SEBI’s Proposal to Regulate Research Analysts

In a disclosure-based
regime for securities regulation, research analysts have a significant role to
play. When issuers and intermediaries are required to make extensive
disclosures as mandated by law, it gives rise to the risk of “information
overload”. The recipients of the information are unable to meaningfully
decipher the impact of such information, particularly where the emphasis is on
quantity rather than on quality of information. Research analysts play the role
of distilling the information using their expertise and making it available in
a form that both institutional and retail investors can meaningfully rely upon.
In other words, they provide informational intermediation.
While research
analysts perform a useful role in the securities markets, past experience suggests
that they are also prone to several conflicts of interests that may cloud the
independence of their analysis and output. This is because research analysts or
their related entities often provide other services to companies they cover in
their research analysis. The role of research analysts was also the subject
matter of great discussion
in the context of the Internet bubble over a decade ago. All of these have caught
the attention of securities regulators who have sought to extend their
oversight to research analysis.
In India, in the
past research analysts were not regulated. However, over the years, they have
come under the ambit of tangential regulation not directly intended at
addressing them. These include the SEBI (Prohibition of Insider Trading)
Regulations (and more specifically the model code of conduct for corporate
disclosures).
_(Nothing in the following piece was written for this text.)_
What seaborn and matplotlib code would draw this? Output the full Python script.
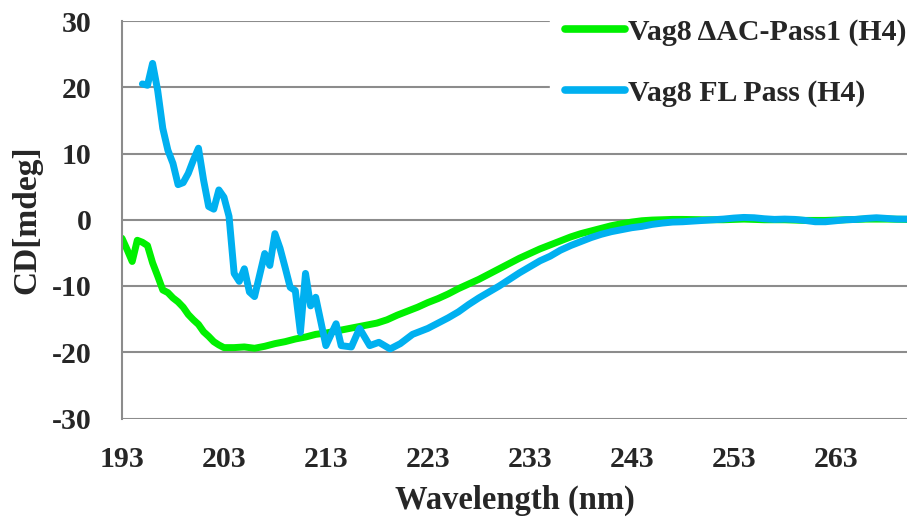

Now, SEBI has proposed a new set of regulations to specifically
regulate research analysts in the Indian markets.
Last week, SEBI
issued a Consultation
Paper on Proposed Regulation of Research Analysts
for public comments,
along with the draft SEBI (Research Analyst) Regulations, 2013. They seek to
regulate independent research analysts, intermediaries that employ research
analysts and also research analysts providing recommendations in the public
media. Although not entirely clear from the draft regulations, this might
presumably cover announcements in the social media as well.
In order to bring
research analysts within SEBI’s ambit, they are required to register with it.
They must also provide necessary disclosures regarding conflicts of interest.
All of these are intended to enhance transparency and independence of the
analysis. However, certain types of entities such as investment advisers, asset
management companies, proxy advisory service providers and fund managers of
alternative investment funds are not required to be registered under these
regulations.

Comments
are due on the consultation paper and draft regulations by December 21, 2013.

About the author

Umakanth Varottil

Umakanth Varottil is an Associate Professor at the Faculty of Law, National University of Singapore. He specializes in corporate law and governance, mergers and acquisitions and cross-border investments. Prior to his foray into academia, Umakanth was a partner at a pre-eminent law firm in India.

1 comment

  • Kindly See Regulation 15 of SEBI (Intermediaries) Regulation, 2008 and also Regulation 15 of the SEBI (Investment Advisers) Regulation, 2013 which to a great extent will regulate the activities of an analyst.